La doctrine du zen (chan, ou tch’an en chinois), abréviation de zenna, transcription japonaise du sanskrit dhyāna (méditation), peut être résumée en ces mots : « C’est une transmission d’une nature spéciale en dehors de tout enseignement et qui ne s’appuie sur aucun mot ; il faut donc bien reconnaître la nature de la pensée humaine en soi-même si l’on veut devenir un bouddha » (R. Fujishima). Cette doctrine fut importée de Chine en 1191 par le moine Eisai (Senkō Kokushi [1141-1215]), qui établit au Japon la secte Rinzai (Huang-long, ou Linji en chinois), et par le moine Dōgen (Buppō Zenji, mort en 1253, de son nom posthume Shōyō Daishi), qui, à son retour de Chine en 1227, établit la secte sōtō (ou sōdō, caodong, ou ts’ao-tong en chinois). Vers 1650, un religieux chinois importa au Japon une autre secte, appelée « ōbaku », se réclamant, elle aussi, des doctrines du zen. L’enseignement du dhyāna aurait été, selon la tradition, transmis par un des grands disciples du bouddha Śākyamuni, Kaśyapa (Makakashō), à un autre disciple, Ānanda (Ananda), et, à travers vingt-huit patriarches successifs, jusqu’à Bodhidharma (Bodaidaruma), qui, toujours selon une tradition historique douteuse, l’aurait introduit d’Inde en Chine en 520. Le zen propose une méthode de libération originale fondée plus sur l’expérience que sur l’étude des textes. Il proclame que la nature du Bouddha est dans tous les êtres et en dehors des classifications morales ordinaires : le seul moyen d’atteindre au satori, à la « pensée dégagée de toute diversité », est de méditer sur la pensée individuelle. Cette secte, par son refus de la tradition et que l’on a classée dans les sectes bouddhiques, devrait constituer une catégorie philosophique à part, bien qu’elle se réclame parfois du Bouddha historique.


nichiren-shū

Fils d’un pauvre pêcheur, Nichiren (de son nom véritable Zennichi Maru, de son nom de religieux Renchō, de son nom posthume Risshō Daishi [1222-1282]) fut élevé dans les principes de la secte jōdo.

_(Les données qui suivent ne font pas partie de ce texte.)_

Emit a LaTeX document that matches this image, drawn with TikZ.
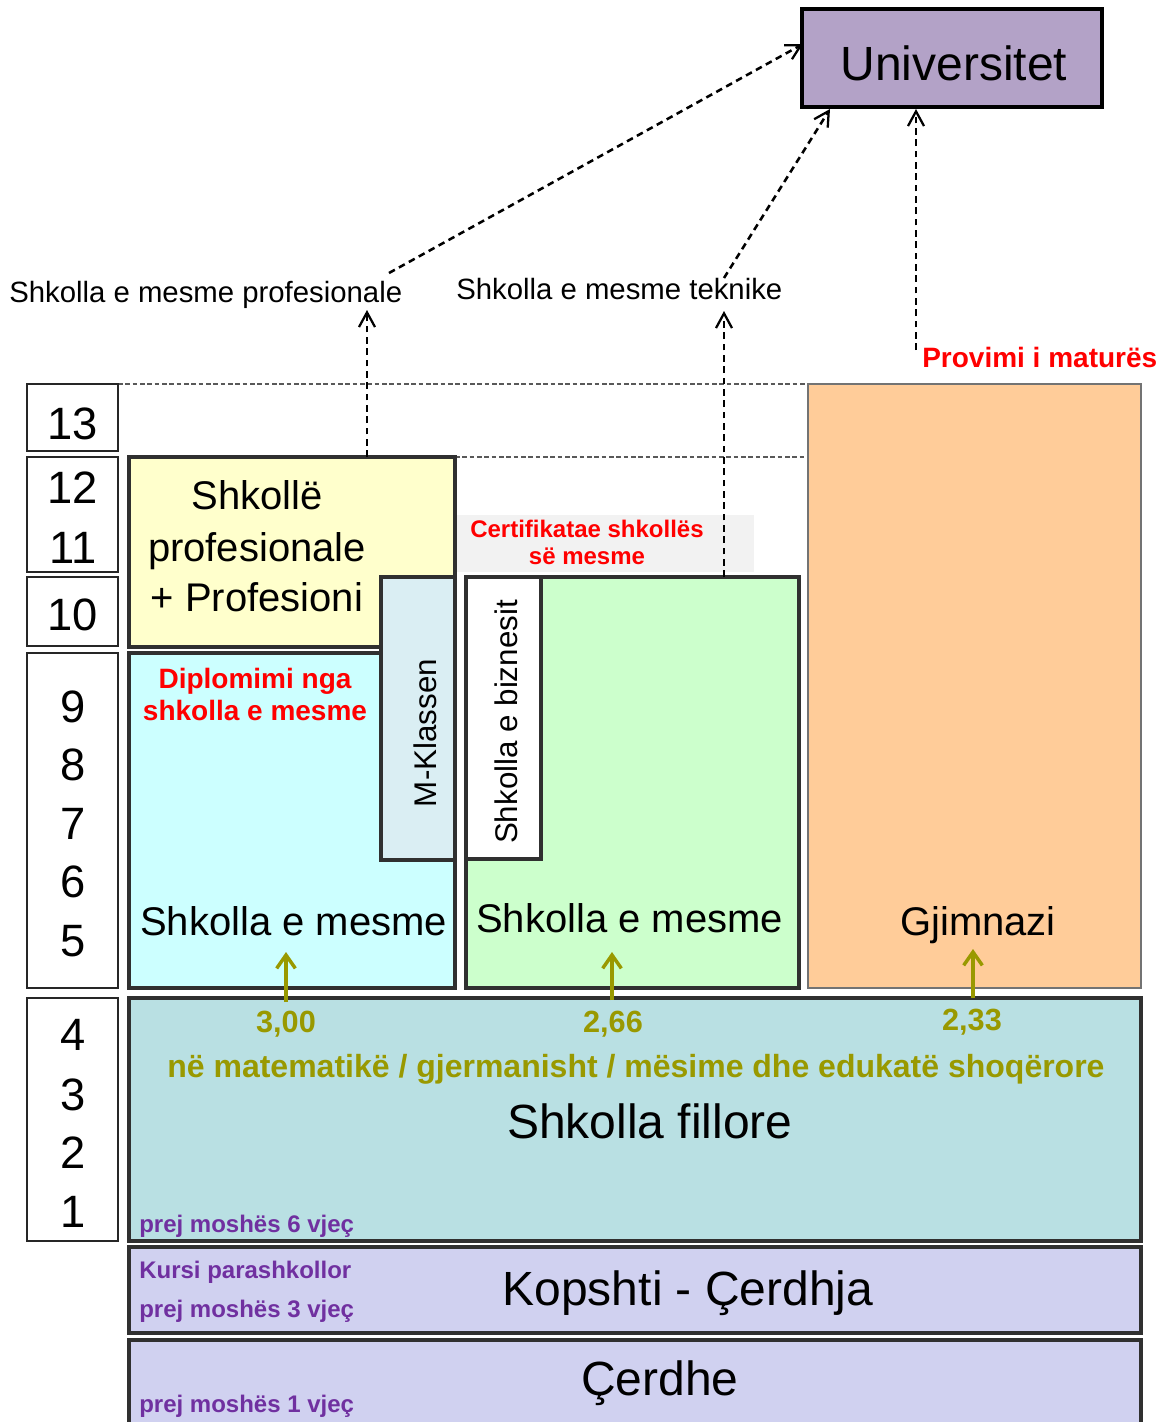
\documentclass[tikz,border=0pt]{standalone}
\usepackage{fontspec}
\setmainfont{Liberation Sans}
\usetikzlibrary{fit,arrows.meta}
\definecolor{univfill}{HTML}{B3A2C7}
\definecolor{yel}{HTML}{FFFFCC}
\definecolor{cya}{HTML}{CCFFFF}
\definecolor{mkl}{HTML}{DAEEF3}
\definecolor{grn}{HTML}{CCFFCC}
\definecolor{ora}{HTML}{FFCC99}
\definecolor{prim}{HTML}{B9E0E3}
\definecolor{kind}{HTML}{D0D1F0}
\definecolor{oliv}{HTML}{999900}
\definecolor{purp}{HTML}{7030A0}
\definecolor{redt}{HTML}{FF0000}
\definecolor{certbg}{HTML}{F2F2F2}
\definecolor{boxline}{HTML}{303030}
\begin{document}
\begin{tikzpicture}[x=0.75pt,y=-0.75pt,
  box/.style={draw=boxline, line width=2.4pt, inner sep=0pt},
  numbox/.style={draw=black!85, line width=2pt, fill=white, inner sep=0pt},
  txt/.style={inner sep=0pt, anchor=base},
  txtw/.style={inner sep=0pt, anchor=base west},
  f36/.style={font=\fontsize{36}{43}\selectfont},
  f34/.style={font=\fontsize{34}{40}\selectfont},
  f30/.style={font=\fontsize{30}{36}\selectfont},
  f22/.style={font=\fontsize{22}{26}\selectfont},
  rot/.style={font=\fontsize{23.5}{28}\selectfont, rotate=90, inner sep=0pt, anchor=base},
  redb/.style={font=\fontsize{21}{24}\bfseries\selectfont, text=redt},
  certb/.style={font=\fontsize{18}{21}\bfseries\selectfont, text=redt},
  olb/.style={font=\fontsize{24}{28}\bfseries\selectfont, text=oliv},
  valb/.style={font=\fontsize{23}{27}\bfseries\selectfont, text=oliv},
  purb/.style={font=\fontsize{18}{21}\bfseries\selectfont, text=purp},
  darr/.style={draw=black, line width=1.9pt, dash pattern=on 5pt off 3.5pt, -{Straight Barb[length=11pt,width=12pt,line width=1.7pt]}},
  oarr/.style={draw=oliv, line width=2.8pt, -{Straight Barb[length=10pt,width=14pt,line width=2.6pt]}},
  dotl/.style={draw=black!65, line width=1.9pt, dash pattern=on 3.5pt off 2pt}
]
\path[use as bounding box] (0,0) rectangle (1161,1422);
\clip (0,0) rectangle (1161,1422);

% dotted guide lines
\coordinate (g1a) at (118,384); \coordinate (g1b) at (807,384);
\coordinate (g2a) at (455,457); \coordinate (g2b) at (807,457);
\draw[dotl] (g1a) -- (g1b);
\draw[dotl] (g2a) -- (g2b);

% University
\node[box, draw=black, line width=2.6pt, fill=univfill, fit={(802,9) (1102,107)}] (univ) {};
\node[txt, f36] (univt) at (954,80) {Universitet};

% number column
\node[numbox, fit={(27,384) (118,451)}] (nb13) {};
\node[numbox, fit={(27,457) (118,572)}] (nb1211) {};
\node[numbox, fit={(27,577) (118,646)}] (nb10) {};
\node[numbox, fit={(27,653) (118,988)}] (nb95) {};
\node[numbox, fit={(27,998) (118,1241)}] (nb41) {};
\foreach \d/\y in {13/439,12/503,11/563,10/630,9/722,8/780,7/839,6/897,5/956,4/1050,3/1110,2/1168,1/1227}
  \node[txt, f34] (num\d) at (73,\y) {\d};

% secondary schools
\node[box, fill=yel, fit={(129,457) (455,647)}] (prof) {};
\node[txt, f30] (proft1) at (257,509) {Shkollë};
\node[txt, f30] (proft2) at (257,561) {profesionale};
\node[txt, f30] (proft3) at (257,611) {+ Profesioni};

\node[box, fill=cya, fit={(129,653) (455,988)}] (cyan) {};
\node[txt, redb] (dip1) at (255,688) {Diplomimi nga};
\node[txt, redb] (dip2) at (255,720) {shkolla e mesme};
\node[txtw, f30] (cyant) at (140,935) {Shkolla e mesme};

\node[box, fill=mkl, fit={(381,577) (455,860)}] (mk) {};
\node[rot] (mkt) at (436,733) {M-Klassen};

\node[inner sep=0pt, fill=certbg, fit={(457,515) (754,572)}] (cert) {};
\node[txt, certb] (cert1) at (587,537) {Certifikatae shkollës};
\node[txt, certb] (cert2) at (587,564) {së mesme};

\node[box, fill=grn, fit={(466,577) (799,988)}] (green) {};
\node[box, fill=white, fit={(466,577) (541,859)}] (biz) {};
\node[rot] (bizt) at (517,722) {Shkolla e biznesit};
\node[txtw, f30] (greent) at (476,932) {Shkolla e mesme};

\node[draw=black!55, line width=1.3pt, fill=ora, inner sep=0pt, fit={(808,384) (1141,988)}] (gym) {};
\node[txtw, f30] (gymt) at (900,935) {Gjimnazi};

% primary and pre-school
\node[box, fill=prim, fit={(129,998) (1141,1241)}] (primary) {};
\node[txt, valb] (v1) at (286,1032) {3,00};
\node[txt, valb] (v2) at (613,1032) {2,66};
\node[txt, valb] (v3) at (972,1030) {2,33};
\node[txt, olb] (subj) at (636,1077) {në matematikë / gjermanisht / mësime dhe edukatë shoqërore};
\node[txt, f36] (primt) at (650,1138) {Shkolla fillore};
\node[txtw, purb] (age6) at (139,1232) {prej moshës 6 vjeç};

\node[box, fill=kind, fit={(129,1247) (1141,1333)}] (kop) {};
\node[txtw, purb] (kurs) at (139,1278) {Kursi parashkollor};
\node[txtw, purb] (age3) at (139,1317) {prej moshës 3 vjeç};
\node[txt, f36] (kopt) at (688,1305) {Kopshti - Çerdhja};

\node[box, fill=kind, fit={(129,1340) (1141,1440)}] (cer) {};
\node[txt, f36] (cert) at (660,1395) {Çerdhe};
\node[txtw, purb] (age1) at (139,1412) {prej moshës 1 vjeç};

% olive arrows
\coordinate (o1a) at (286,1002); \coordinate (o1b) at (286,952);
\coordinate (o2a) at (612,1000); \coordinate (o2b) at (612,952);
\coordinate (o3a) at (973,998);  \coordinate (o3b) at (973,949);
\draw[oarr] (o1a) -- (o1b);
\draw[oarr] (o2a) -- (o2b);
\draw[oarr] (o3a) -- (o3b);

% labels and dashed connectors
\node[txtw, f22] (lblprof) at (9,302) {Shkolla e mesme profesionale};
\node[txtw, f22] (lbltek) at (456,299) {Shkolla e mesme teknike};
\node[txtw, redb] (lblmat) at (922,367) {Provimi i maturës};

\coordinate (d1a) at (367,457); \coordinate (d1b) at (367,310);
\coordinate (d2a) at (389,273); \coordinate (d2b) at (803,44);
\coordinate (d3a) at (724,577); \coordinate (d3b) at (724,311);
\coordinate (d4a) at (724,278); \coordinate (d4b) at (830,109);
\coordinate (d5a) at (916,350); \coordinate (d5b) at (916,109);
\draw[darr] (d1a) -- (d1b);
\draw[darr] (d2a) -- (d2b);
\draw[darr] (d3a) -- (d3b);
\draw[darr] (d4a) -- (d4b);
\draw[darr] (d5a) -- (d5b);
\end{tikzpicture}
\end{document}
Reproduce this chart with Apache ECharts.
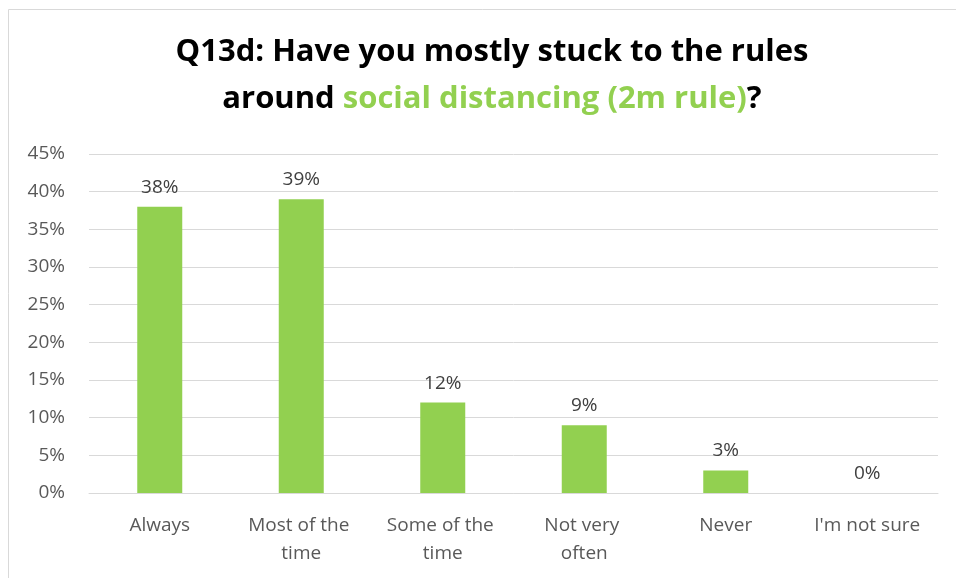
<!DOCTYPE html>
<html>
<head>
<meta charset="utf-8">
<script src="https://cdn.jsdelivr.net/npm/echarts@6/dist/echarts.min.js"></script>
<style>
  html, body { margin: 0; padding: 0; background: #fff; }
  #chart { width: 956px; height: 578px; }
</style>
</head>
<body>
<div id="chart"></div>
<script>
const categories = ['Always', 'Most of the time', 'Some of the time', 'Not very often', 'Never', "I'm not sure"]
const shares = [38, 39, 12, 9, 3, 0] // percent
const yTicks = [0, 5, 10, 15, 20, 25, 30, 35, 40, 45]

const chart = echarts.init(document.getElementById('chart'))
const font = "'Open Sans', 'Noto Sans', sans-serif"

chart.setOption({
  animation: false,
  // light frame like the exported office chart
  graphic: [
    { type: 'line', shape: { x1: 8.5, y1: 9.5, x2: 956, y2: 9.5 }, style: { stroke: '#d9d9d9', lineWidth: 1 } },
    { type: 'line', shape: { x1: 8.5, y1: 9.5, x2: 8.5, y2: 578 }, style: { stroke: '#d9d9d9', lineWidth: 1 } }
  ],
  title: {
    text: '{b|Q13d: Have you mostly stuck to the rules}\n{b|around }{g|social distancing (2m rule)}{b|?}',
    left: 487,
    top: 24,
    textAlign: 'center',
    textStyle: {
      rich: {
        b: { fontFamily: font, fontWeight: 'bold', fontSize: 31, color: '#000', lineHeight: 47 },
        g: { fontFamily: font, fontWeight: 'bold', fontSize: 31, color: '#92d050', lineHeight: 47 }
      }
    }
  },
  grid: { left: 89, right: 18, top: 154, bottom: 85 },
  xAxis: {
    type: 'category',
    data: categories,
    axisLine: { lineStyle: { color: '#d9d9d9', width: 1 } },
    axisTick: { show: false },
    axisLabel: {
      color: '#595959',
      fontFamily: font,
      fontSize: 19,
      lineHeight: 28,
      margin: 19,
      interval: 0,
      width: 124,
      overflow: 'break'
    }
  },
  yAxis: {
    type: 'value',
    min: yTicks[0],
    max: yTicks[yTicks.length - 1],
    interval: 5,
    axisLine: { show: false },
    axisTick: { show: false },
    splitLine: { lineStyle: { color: '#d9d9d9', width: 1 } },
    axisLabel: {
      color: '#595959',
      fontFamily: font,
      fontSize: 19,
      margin: 24,
      formatter: v => v + '%'
    }
  },
  series: [
    {
      type: 'bar',
      data: shares,
      barWidth: 45,
      itemStyle: { color: '#92d050' },
      label: {
        show: true,
        position: 'top',
        distance: 10,
        color: '#404040',
        fontFamily: font,
        fontSize: 19,
        formatter: p => p.value + '%'
      }
    }
  ]
})
</script>
</body>
</html>
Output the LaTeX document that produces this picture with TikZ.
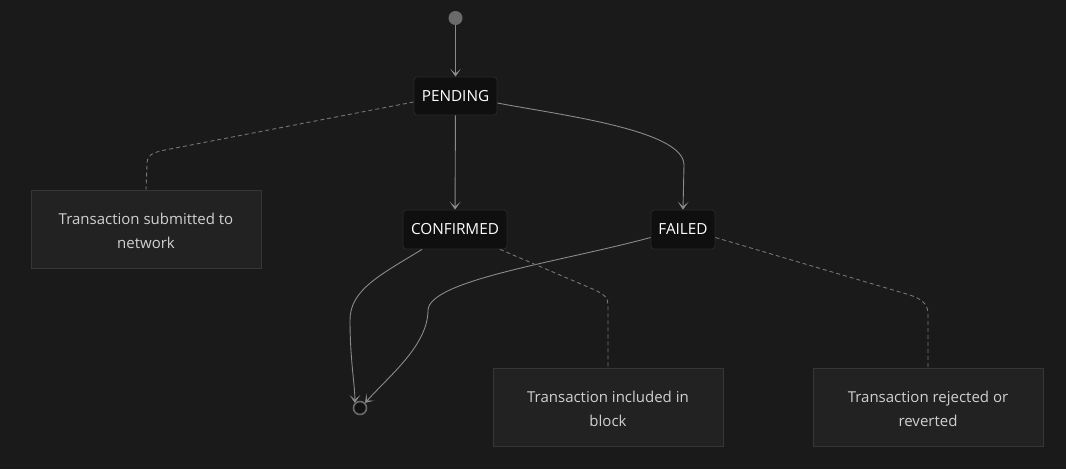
\documentclass[tikz,border=0pt]{standalone}
\usepackage{fontspec}
\setmainfont{Open Sans}
\usetikzlibrary{arrows.meta}
\definecolor{bg}{HTML}{1A1A1A}
\definecolor{stfill}{HTML}{0F0F0F}
\definecolor{stline}{HTML}{2A2A2A}
\definecolor{notefill}{HTML}{222222}
\definecolor{noteline}{HTML}{363636}
\definecolor{edge}{HTML}{8A8A8A}
\definecolor{notetext}{HTML}{D0D0D0}
\definecolor{dot}{HTML}{6A6A6A}
\begin{document}
\begin{tikzpicture}[x=1pt,y=-1pt,
  statebox/.style={draw=stline,fill=stfill,rounded corners=3pt,line width=0.8pt,text=white,font=\fontsize{15.3}{18}\selectfont,inner sep=0pt},
  notebox/.style={draw=noteline,fill=notefill,line width=1pt,text=notetext,font=\fontsize{15}{24}\selectfont,align=center,inner sep=0pt,minimum width=230pt,minimum height=78pt},
  notetxt/.style={text=notetext,font=\fontsize{15}{24}\selectfont,align=center,inner sep=0pt},
  trans/.style={draw=edge,line width=0.9pt,-{Stealth[length=8pt,width=11pt,inset=5pt,fill=white!85!black]}},
  notelink/.style={draw=edge!85!black,line width=0.9pt,dash pattern=on 4pt off 3pt}]
\fill[bg] (0,0) rectangle (1066,469);
\useasboundingbox (0,0) rectangle (1066,469);
% states
\node[statebox,minimum width=83pt,minimum height=38pt] (pending) at (455.5,96) {PENDING};
\node[statebox,minimum width=104pt,minimum height=39pt] (confirmed) at (455,229.5) {CONFIRMED};
\node[statebox,minimum width=64pt,minimum height=39pt] (failed) at (683,229.5) {FAILED};
% start / end
\node[circle,fill=dot,minimum size=14pt,inner sep=0pt] (start) at (455.5,18) {};
\node[circle,draw=dot,fill=bg!70!black,line width=1.6pt,minimum size=13pt,inner sep=0pt] (end) at (360,408) {};
% notes
\node[notebox] (n1) at (146,229) {};
\node[notetxt] at ([yshift=-1.5pt]n1.center) {Transaction submitted to\\network};
\node[notebox] (n2) at (608,407) {};
\node[notetxt] at ([yshift=-1.5pt]n2.center) {Transaction included in\\block};
\node[notebox] (n3) at (928,407) {};
\node[notetxt] at ([yshift=-1.5pt]n3.center) {Transaction rejected or\\reverted};
% transitions
\draw[trans] (start) -- (pending);
\draw[trans] (pending) -- (confirmed);
\draw[trans] (pending.east) ++(0,7) coordinate (pf) (pf) .. controls (560,115) and (684,130) .. (684,165) -- (failed.north);
\draw[trans] (confirmed.south) ++(-33,0) coordinate (ce) (ce) .. controls (380,275) and (350,290) .. (350,320) .. controls (350,360) and (355,385) .. (end.north west);
\draw[trans] (failed.west) ++(0,8) coordinate (fe) (fe) .. controls (560,262) and (430,280) .. (428,310) .. controls (428,345) and (390,375) .. (end.north east);
% note links
\draw[notelink] (pending.west) ++(0,6) coordinate (pn) (pn) -- (165,150) .. controls (150,153) and (147,156) .. (147,165) -- (n1.north);
\draw[notelink] (confirmed.south) ++(45,0) coordinate (cn) (cn) -- (595,290) .. controls (605,295) and (608,298) .. (608,305) -- (n2.north);
\draw[notelink] (failed.east) ++(0,8) coordinate (fn) (fn) -- (910,295) .. controls (924,300) and (928,305) .. (928,315) -- (n3.north);
\end{tikzpicture}
\end{document}
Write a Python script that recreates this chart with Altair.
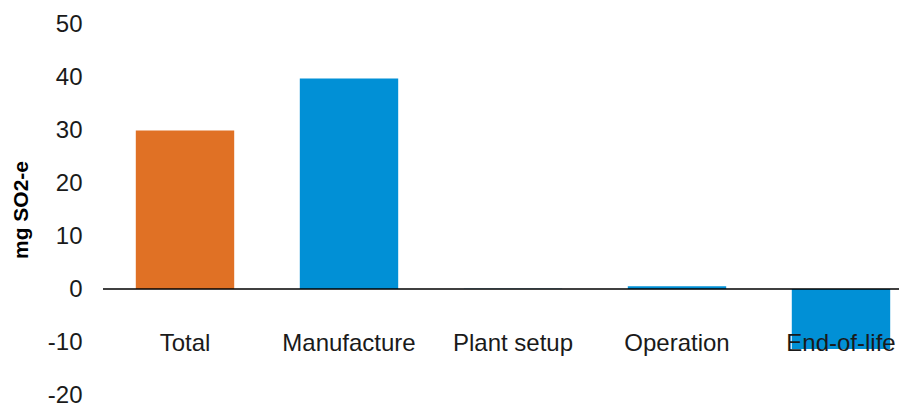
import altair as alt
import pandas as pd

categories = ["Total", "Manufacture", "Plant setup", "Operation", "End-of-life"]
values = [29.9, 39.7, 0.05, 0.5, -11.3]
groups = ["total", "stage", "stage", "stage", "stage"]
y_ticks = [-20, -10, 0, 10, 20, 30, 40, 50]

df = pd.DataFrame({"category": categories, "value": values, "group": groups})

FONT = "Liberation Sans"

bars = alt.Chart(df).mark_bar().encode(
    x=alt.X("category:N", sort=categories,
            scale=alt.Scale(paddingInner=0.4, paddingOuter=0.2, range=[0, 820]),
            axis=alt.Axis(title=None, domain=False, ticks=False, labelAngle=0,
                          labelFontSize=24, labelFont=FONT, labelColor="#1a1a1a",
                          labelPadding=2, offset=-66, zindex=1)),
    y=alt.Y("value:Q", scale=alt.Scale(domain=[-20, 50], nice=False),
            axis=alt.Axis(title="mg SO2-e", values=y_ticks, grid=False, domain=False,
                          ticks=False, labelFontSize=24, labelFont=FONT,
                          labelColor="#1a1a1a", labelPadding=21,
                          labelExpr="'' + datum.value",
                          titleFont=FONT, titleFontSize=21, titleFontWeight="bold",
                          titleColor="#000000", titlePadding=20,
                          titleBaseline="alphabetic")),
    color=alt.Color("group:N", scale=alt.Scale(domain=["total", "stage"],
                                               range=["#E07125", "#0190D6"]),
                    legend=None),
)

zero = alt.Chart(pd.DataFrame({"y": [0]})).mark_rule(color="#000000", strokeWidth=1.5).encode(
    y="y:Q"
)

chart = alt.layer(bars, zero).properties(
    width=796, height=371,
    padding={"left": 95, "top": 16, "right": 0, "bottom": 10},
    autosize=alt.AutoSizeParams(type="none"),
).configure_view(stroke=None)

chart.save("out.html", embed_options={"renderer": "svg", "actions": False})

Ordonné moine, il se mit à concevoir des doutes quant à la réelle efficacité de la pratique du nembutsu et s’attacha, parfois très violemment, à vouloir redonner au bouddhisme du tendai sa pureté première. Il quitta le mont Hiei et, refusant les doctrines ésotériques du tendai, commença, en 1253, à prêcher sa propre doctrine, tout entière fondée sur le Sūtra du lotus (Saddharmapuṇḍarika sūtra, Hokke-kyō) et sur trois grands principes : l’objet du culte (c’est-à-dire le Sūtra du lotus), les sens moraux, qu’il affirmait se trouver dans l’invocation au titre du sūtra (Namu Myōhōrenge-kyō, « Au nom sacré du Sūtra du lotus de la Bonne Loi »), et l’identification de sa doctrine avec le devenir du Japon. Il exposa ce dernier principe dans son Risshō Ankokuron (« Traité sur la stabilisation de l’État par l’établissement de l’orthodoxie »), écrit en 1260. Douze ans après, il écrivit son Kaimokushō (« Traité qui ouvre les yeux ») ainsi que d’autres ouvrages sur les relations qui, selon lui, devaient exister entre la religion et le gouvernement (Shuga Kokkaron, « Traité pour la protection de l’État »), sur les remèdes contre les calamités (Sainan Taiji), combattant violemment toutes les autres sectes. Afin de matérialiser ses idées, il adopta un maṇḍala déjà utilisé par la secte tendai, où, autour de la formule « Namu Myōhōrengekyō » placée au centre des quatre orients, il plaça Śākyamuni et Prabhūtaratna. Dans l’ensemble, sa doctrine n’était pas essentiellement différente de celle du tendai prêchée par Saichō. Ses successeurs, Nichiji (1250 - ?), Nisshin (1407-1488), Nichiō (1565-1630), déployèrent un grand zèle missionnaire. La formule mystique d’invocation au titre du sūtra du lotus connut un grand succès, surtout dans le peuple. Cette secte, vénérant principalement la personne de Shaka (le bouddha Śākyamuni) et, accessoirement, quelques divinités populaires, n’eut que très peu d’influence sur les classes aristocratiques.